> _What to work on_
Exactly the lines from the line holding "Emit a web page" to the line holding "const yTicks = [-3, -2, -1, 0, 1, 2, 3];", both lines included, are to be echoed; pictures are not.

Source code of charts
╭──

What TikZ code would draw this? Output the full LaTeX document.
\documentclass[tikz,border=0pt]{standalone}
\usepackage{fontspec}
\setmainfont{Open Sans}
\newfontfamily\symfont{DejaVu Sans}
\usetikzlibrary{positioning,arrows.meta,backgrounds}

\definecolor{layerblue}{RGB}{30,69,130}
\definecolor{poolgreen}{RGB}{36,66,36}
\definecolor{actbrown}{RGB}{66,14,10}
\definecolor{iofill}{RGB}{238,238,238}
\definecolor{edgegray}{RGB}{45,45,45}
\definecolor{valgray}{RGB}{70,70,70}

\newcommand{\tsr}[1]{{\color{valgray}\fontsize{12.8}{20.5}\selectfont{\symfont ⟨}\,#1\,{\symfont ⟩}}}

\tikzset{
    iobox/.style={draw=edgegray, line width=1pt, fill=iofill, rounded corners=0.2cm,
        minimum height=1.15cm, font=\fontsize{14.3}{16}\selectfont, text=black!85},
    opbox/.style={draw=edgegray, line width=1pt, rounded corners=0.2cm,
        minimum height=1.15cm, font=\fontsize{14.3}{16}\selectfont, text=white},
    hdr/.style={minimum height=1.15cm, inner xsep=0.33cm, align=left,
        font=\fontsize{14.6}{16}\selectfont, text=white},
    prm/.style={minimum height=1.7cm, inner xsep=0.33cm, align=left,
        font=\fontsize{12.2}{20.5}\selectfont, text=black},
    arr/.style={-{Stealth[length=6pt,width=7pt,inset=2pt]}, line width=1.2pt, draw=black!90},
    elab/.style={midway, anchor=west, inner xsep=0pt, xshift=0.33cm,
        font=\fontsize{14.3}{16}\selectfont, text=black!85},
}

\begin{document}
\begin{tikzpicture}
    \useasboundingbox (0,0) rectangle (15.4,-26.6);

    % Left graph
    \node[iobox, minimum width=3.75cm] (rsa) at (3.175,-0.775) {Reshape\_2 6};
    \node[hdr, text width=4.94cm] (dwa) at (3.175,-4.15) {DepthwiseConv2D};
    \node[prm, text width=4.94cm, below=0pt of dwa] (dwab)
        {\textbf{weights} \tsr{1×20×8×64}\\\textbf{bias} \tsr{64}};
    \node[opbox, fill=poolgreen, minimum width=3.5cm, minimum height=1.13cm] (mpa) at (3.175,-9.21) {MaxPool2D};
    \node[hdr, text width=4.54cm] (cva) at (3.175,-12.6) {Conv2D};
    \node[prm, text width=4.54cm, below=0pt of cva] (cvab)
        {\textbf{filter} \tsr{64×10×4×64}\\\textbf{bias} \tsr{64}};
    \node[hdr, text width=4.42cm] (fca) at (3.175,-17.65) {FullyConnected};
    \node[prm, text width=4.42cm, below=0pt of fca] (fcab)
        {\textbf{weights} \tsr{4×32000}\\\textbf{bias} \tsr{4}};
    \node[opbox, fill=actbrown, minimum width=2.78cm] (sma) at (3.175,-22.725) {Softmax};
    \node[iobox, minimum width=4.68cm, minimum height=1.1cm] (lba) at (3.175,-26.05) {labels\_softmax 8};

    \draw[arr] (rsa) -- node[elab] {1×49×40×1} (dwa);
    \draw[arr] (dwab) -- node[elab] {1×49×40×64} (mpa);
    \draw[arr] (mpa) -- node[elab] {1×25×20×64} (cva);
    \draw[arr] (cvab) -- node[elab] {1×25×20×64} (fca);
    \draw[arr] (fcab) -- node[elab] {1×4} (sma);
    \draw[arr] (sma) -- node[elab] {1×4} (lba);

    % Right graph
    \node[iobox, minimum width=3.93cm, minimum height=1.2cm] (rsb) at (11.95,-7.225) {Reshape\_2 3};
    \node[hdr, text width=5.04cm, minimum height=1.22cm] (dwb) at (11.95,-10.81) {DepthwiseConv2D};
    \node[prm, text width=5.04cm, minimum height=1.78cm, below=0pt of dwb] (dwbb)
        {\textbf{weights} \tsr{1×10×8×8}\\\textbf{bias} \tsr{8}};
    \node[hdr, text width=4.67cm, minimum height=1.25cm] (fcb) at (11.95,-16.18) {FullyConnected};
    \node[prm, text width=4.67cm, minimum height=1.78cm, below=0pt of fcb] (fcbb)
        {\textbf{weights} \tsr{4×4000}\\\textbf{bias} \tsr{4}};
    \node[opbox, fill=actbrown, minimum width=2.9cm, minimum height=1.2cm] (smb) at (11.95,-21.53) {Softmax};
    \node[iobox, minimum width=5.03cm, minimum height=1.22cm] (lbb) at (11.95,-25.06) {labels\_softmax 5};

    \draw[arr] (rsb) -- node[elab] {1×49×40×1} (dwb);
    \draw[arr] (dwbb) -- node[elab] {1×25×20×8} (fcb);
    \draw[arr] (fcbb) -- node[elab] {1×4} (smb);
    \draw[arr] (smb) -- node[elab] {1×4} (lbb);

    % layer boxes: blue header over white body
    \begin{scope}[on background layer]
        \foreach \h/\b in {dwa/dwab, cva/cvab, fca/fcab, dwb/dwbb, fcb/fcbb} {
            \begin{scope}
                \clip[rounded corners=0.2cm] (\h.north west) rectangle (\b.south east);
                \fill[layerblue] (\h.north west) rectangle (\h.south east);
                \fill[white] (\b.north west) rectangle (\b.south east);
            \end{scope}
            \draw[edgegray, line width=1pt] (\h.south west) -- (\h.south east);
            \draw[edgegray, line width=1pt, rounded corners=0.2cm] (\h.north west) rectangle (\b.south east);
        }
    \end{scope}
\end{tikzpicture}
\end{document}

╰──
╭──

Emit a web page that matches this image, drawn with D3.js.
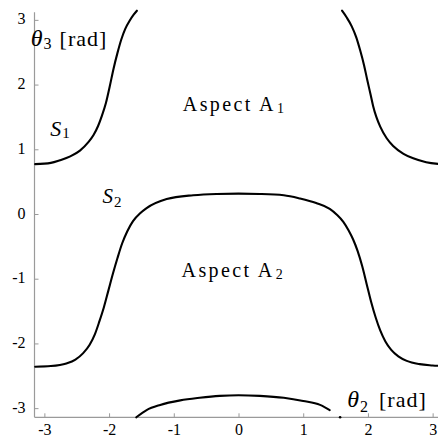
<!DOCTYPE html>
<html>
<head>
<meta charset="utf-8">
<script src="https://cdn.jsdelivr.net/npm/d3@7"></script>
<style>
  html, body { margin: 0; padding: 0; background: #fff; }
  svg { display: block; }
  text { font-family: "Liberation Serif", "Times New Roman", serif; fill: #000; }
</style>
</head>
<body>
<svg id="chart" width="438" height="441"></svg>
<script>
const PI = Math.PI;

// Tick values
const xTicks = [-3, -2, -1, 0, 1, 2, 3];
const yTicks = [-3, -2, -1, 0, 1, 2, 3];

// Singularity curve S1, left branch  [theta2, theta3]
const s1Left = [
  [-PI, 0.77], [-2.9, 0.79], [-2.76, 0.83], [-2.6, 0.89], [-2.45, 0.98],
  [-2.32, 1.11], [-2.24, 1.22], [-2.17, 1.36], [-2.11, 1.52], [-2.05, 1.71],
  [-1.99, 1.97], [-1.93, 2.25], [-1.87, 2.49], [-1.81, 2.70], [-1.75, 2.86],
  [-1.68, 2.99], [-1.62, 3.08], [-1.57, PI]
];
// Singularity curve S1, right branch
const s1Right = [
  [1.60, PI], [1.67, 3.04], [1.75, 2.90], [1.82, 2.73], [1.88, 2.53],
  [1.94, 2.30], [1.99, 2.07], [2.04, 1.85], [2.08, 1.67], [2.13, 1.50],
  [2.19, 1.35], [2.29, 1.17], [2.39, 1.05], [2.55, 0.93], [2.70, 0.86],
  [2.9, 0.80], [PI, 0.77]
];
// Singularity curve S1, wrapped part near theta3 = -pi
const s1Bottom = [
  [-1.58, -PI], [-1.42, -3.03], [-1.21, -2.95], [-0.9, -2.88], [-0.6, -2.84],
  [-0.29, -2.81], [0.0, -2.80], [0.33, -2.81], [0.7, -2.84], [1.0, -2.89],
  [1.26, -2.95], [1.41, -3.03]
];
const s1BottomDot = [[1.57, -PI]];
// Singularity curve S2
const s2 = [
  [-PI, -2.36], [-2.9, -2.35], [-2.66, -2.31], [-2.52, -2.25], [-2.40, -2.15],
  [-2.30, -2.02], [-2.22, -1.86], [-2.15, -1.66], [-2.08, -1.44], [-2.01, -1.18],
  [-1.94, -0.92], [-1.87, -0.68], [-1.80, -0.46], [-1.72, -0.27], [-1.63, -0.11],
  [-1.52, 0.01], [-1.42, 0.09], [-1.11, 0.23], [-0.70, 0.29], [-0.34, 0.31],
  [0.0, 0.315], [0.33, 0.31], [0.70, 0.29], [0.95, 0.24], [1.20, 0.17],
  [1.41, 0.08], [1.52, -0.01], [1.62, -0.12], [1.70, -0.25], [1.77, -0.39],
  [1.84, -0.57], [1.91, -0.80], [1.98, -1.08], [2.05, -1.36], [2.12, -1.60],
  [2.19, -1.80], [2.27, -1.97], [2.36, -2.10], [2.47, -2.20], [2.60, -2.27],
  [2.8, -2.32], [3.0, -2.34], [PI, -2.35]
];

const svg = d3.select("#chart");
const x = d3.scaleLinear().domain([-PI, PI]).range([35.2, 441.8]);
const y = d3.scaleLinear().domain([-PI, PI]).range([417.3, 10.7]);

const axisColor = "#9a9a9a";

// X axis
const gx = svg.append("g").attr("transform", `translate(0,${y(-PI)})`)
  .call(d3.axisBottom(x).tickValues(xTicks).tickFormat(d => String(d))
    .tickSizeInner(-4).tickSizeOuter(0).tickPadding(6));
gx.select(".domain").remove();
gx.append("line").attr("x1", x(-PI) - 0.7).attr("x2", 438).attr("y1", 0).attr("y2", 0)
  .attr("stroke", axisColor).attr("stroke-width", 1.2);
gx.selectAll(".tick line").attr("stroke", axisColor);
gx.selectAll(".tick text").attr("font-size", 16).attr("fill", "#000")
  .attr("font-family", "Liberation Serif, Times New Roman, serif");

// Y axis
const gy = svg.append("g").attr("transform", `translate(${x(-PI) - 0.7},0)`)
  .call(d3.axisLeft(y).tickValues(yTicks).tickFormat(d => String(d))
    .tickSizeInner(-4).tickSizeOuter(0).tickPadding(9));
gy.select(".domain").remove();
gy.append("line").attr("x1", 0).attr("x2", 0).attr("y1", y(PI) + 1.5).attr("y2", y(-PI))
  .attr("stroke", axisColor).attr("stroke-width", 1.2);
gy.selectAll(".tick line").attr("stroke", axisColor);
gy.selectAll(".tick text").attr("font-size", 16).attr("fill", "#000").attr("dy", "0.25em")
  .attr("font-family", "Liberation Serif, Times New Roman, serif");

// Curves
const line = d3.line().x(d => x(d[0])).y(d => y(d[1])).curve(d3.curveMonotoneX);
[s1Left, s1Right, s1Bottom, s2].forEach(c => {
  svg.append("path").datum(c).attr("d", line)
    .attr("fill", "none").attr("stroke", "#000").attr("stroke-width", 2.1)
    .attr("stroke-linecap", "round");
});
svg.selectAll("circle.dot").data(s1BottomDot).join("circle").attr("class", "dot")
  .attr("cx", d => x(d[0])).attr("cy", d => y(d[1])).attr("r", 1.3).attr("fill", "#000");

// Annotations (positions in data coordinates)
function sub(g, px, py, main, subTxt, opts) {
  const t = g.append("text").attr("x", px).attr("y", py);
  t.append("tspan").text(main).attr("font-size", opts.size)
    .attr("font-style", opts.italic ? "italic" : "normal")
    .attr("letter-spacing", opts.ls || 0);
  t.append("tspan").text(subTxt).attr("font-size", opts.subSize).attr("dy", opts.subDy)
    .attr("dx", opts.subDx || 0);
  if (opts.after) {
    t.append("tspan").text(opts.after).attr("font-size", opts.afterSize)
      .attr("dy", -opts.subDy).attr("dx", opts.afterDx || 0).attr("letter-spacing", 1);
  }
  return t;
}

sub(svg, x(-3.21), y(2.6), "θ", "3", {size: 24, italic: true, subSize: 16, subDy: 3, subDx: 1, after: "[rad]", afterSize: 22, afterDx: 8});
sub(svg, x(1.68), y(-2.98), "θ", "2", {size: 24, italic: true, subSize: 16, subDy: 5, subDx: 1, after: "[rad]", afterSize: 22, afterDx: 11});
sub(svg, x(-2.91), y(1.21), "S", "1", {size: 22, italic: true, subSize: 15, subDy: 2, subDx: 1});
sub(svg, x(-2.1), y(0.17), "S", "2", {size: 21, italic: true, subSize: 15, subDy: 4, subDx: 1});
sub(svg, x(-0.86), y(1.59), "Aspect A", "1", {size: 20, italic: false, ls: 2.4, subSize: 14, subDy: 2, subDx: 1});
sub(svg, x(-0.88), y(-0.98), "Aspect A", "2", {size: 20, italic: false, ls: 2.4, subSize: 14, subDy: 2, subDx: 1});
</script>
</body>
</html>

╰──

> _Result of the exercise_
Emit a web page that matches this image, drawn with D3.js.
<!DOCTYPE html>
<html>
<head>
<meta charset="utf-8">
<script src="https://cdn.jsdelivr.net/npm/d3@7"></script>
<style>
  html, body { margin: 0; padding: 0; background: #fff; }
  svg { display: block; }
  text { font-family: "Liberation Serif", "Times New Roman", serif; fill: #000; }
</style>
</head>
<body>
<svg id="chart" width="438" height="441"></svg>
<script>
const PI = Math.PI;

// Tick values
const xTicks = [-3, -2, -1, 0, 1, 2, 3];
const yTicks = [-3, -2, -1, 0, 1, 2, 3];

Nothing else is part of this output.